How Does Daycare Affect Children's Development and Attachment to Their Mothers
More and more women today are working outside of the home. Mothers with children age 1 and under are employed, and the number is increasing. In view on infant attachment and the benefits of a stimulating environment during the early years, it is important to consider how this trend will affect future generations.
Working parents provide a variety of arrangements for their children's care.The majority leave their preschoolers at home to be cared for by a sitter or relative while they work. Some leave their young ones at someone else's home (to be cared for alone or with other children) or at day care centers. The effects of maternal employment on the child's development depend, to a large extent on the quality of the substitute care.

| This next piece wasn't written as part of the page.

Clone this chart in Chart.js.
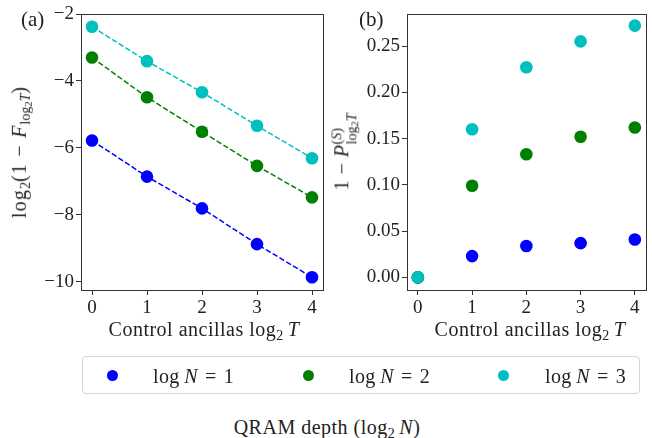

How Does Daycare Affect on Children's Development and Attachment to Their Mothers
Critics of day-care have voiced concern that the repeated separation of mother and child that are part of day-care could seriously interfere with the security of young children's attachment to their mothers. Most of the studies on this issue have compared the responses of home-reared children and day-care-reared children under the age of 2. Some of these studies found no significant difference in attachment behavior between the two groups of children; day-care children were as likely to become distressed as home-reared children when confronting a stranger or being separated from their mothers. These children preferred their mothers than the day-care teachers as source of comfort.
Other studies reported that day-care toddlers did not stay as close to their mothers when playing as did the home-reared children. This finding indicates that day-care children become more independent as part of their adaptation to daily separation. Others believe that this behavior reflects an underlying doubt about the availability of the mother to meet the toddler's needs and thus, an insecure attachment.
Daycare Guide Book
The most clear-cut influence of day-care appears to be in the area of social development. Compared to home-reared children, those who attend day care centers have been described as more self-sufficient, more cooperative with peers, and more comfortable in new situations. They are also less polite, less compliant with adults, and more aggressive. These results may depend on child-rearing attitudes of the parents and the teachers.
Experiences during the preschool years form the basis for later development, children who spend most of their waking hours under conditions that are not very stimulating lose a great deal. In view of the fact that the number of mothers of young children who are employed is steadily increasing, the provision of quality, affordable child care is an important issue.
The age of the child is important when deciding between individual care and group care for children of working mothers. Most experts recommend individual care in a home for the younger children (up to age 2 or 3) and group care for older preschool children. Infants and toddlers need the consistent care of one person (turnover of personnel is frequent in most day care centers). Older children can benefit from the intellectual stimulation and peer interaction provided by a good day-care center. In fact, 3- and 4- year-olds attending day care centers show better social and intellectual development than do their age-mates cared for at home by sitters.